Monday, May 6, 2013

Review: Ecco Yucatan Sandals

Last year I moved from clip-in pedals to Ergon pedals, which allow me wear any shoe for a bike ride. To put it mildly, this change is liberating. Despite dire warnings from my clipped in peers I have no trouble keeping up with other riders and hills are not a problem. Thanks to the Ergon pedal's great ergonomics, my foot doesn't slip off the pedal. In fact, unlike any other pedal I've tried, the Ergon includes a fitted depression that perfectly accommodates the ball of my foot. Grant Peterson may have a point when he calls special cycling shoes (and so called "clipless" pedals) "one of the biggest, fattest lies of all time."

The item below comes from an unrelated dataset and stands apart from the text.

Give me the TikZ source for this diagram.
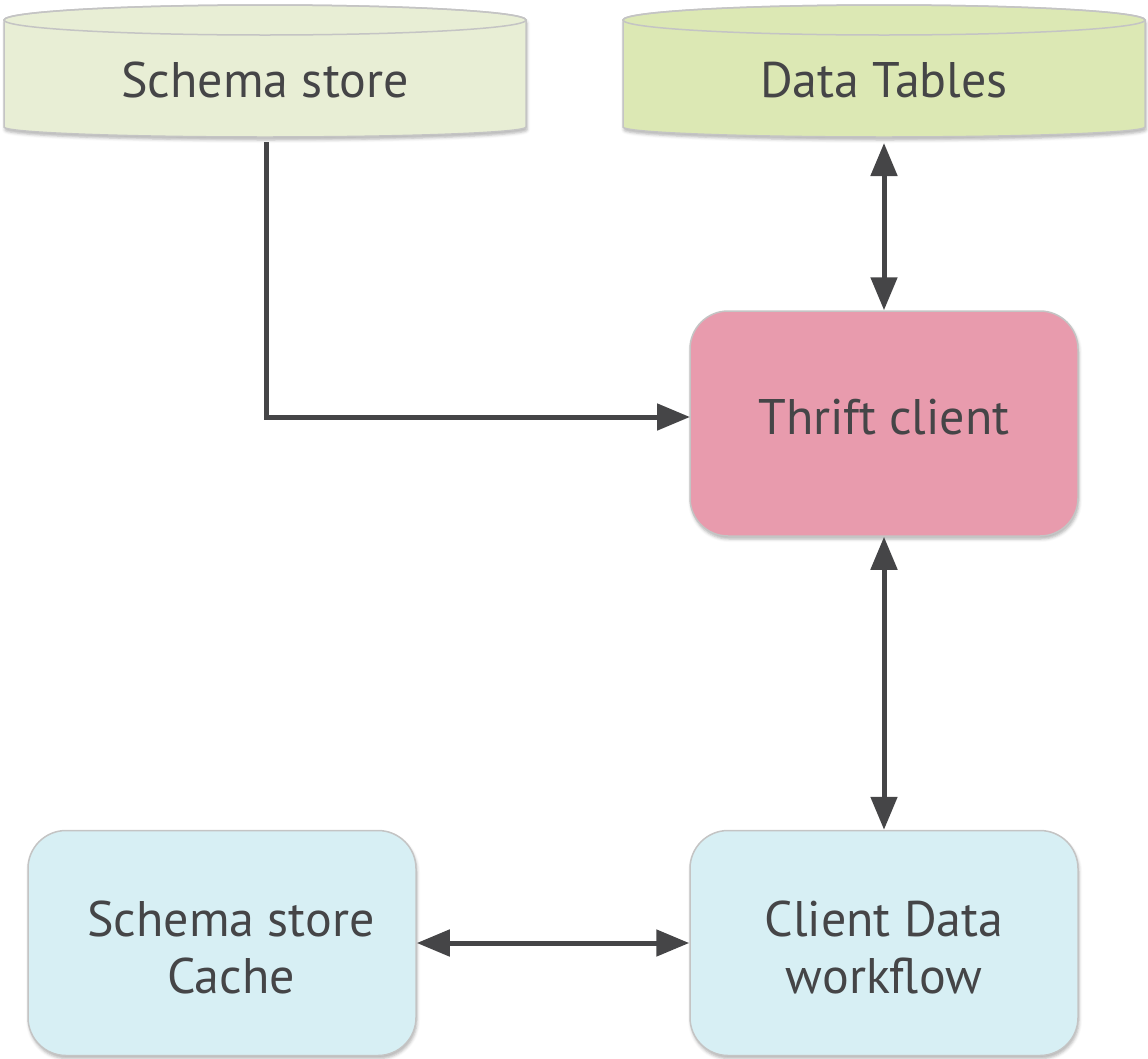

Skipping clipless pedals on a tour means you are spared the bother of hauling extra shoes in order to take a walk: your riding shoes become your walking shoes. I did my first unclipped tour in Shimano bike sandals, a fairly heavy "dedicated cycling sandal" with a rigid sole. Even so it's a big improvement over two sets of shoes. I replaced the sandal's metal clip in mechanism with Shimano's rubber insert but I couldn't do anything about the interior stiffening material which felt like a thick steel shank. The Shimanos are really intended to clip to a "clipless" pedal.

The rigid and somewhat heavy Shimano Cycling Sandal

I was able to walk a bit in the Shimanos without feeling like I was balancing on the cutting edge of a saw. But when I needed to hike two miles to a beach I found myself yearning for "real" shoes.

A few weeks ago I visited an Ecco shoe dealer in San Francisco and discovered the Ecco Yucatan Sandal. As a walking shoe they are simply superb: no break-in needed. You simply walk out of the store and into your life. And since I do my life by bike whenever possible, it made sense to take the Ecco sandals for a ride.
The Ecco Yucatan: a gift for your feet

It's not your imagination, Ecco sandals actually look more inviting, a clear sign of good ergonomics.  Unlike Shimanos, Eccos are form fitted against the arch and will flex as you walk. Better yet they weigh significantly less than Shimanos; riding or walking you hardly notice you're wearing shoes. I doubt that anyone has called these sandals "bike shoes" but with a decent pedal like the Ergon they add a significant ergonomic advantage to your ride.

One caveat: Ecco shoes come from Denmark. Like a great many Scandinavian products they are ergonomic—and pricey. Yes, you can get by with $6 Wallmart flip flops...and you can sleep on a sheet of cardboard out in the park.

Walking or cycling, the Ecco Yucatan feels just right. I've found the sandal for my next bike tour!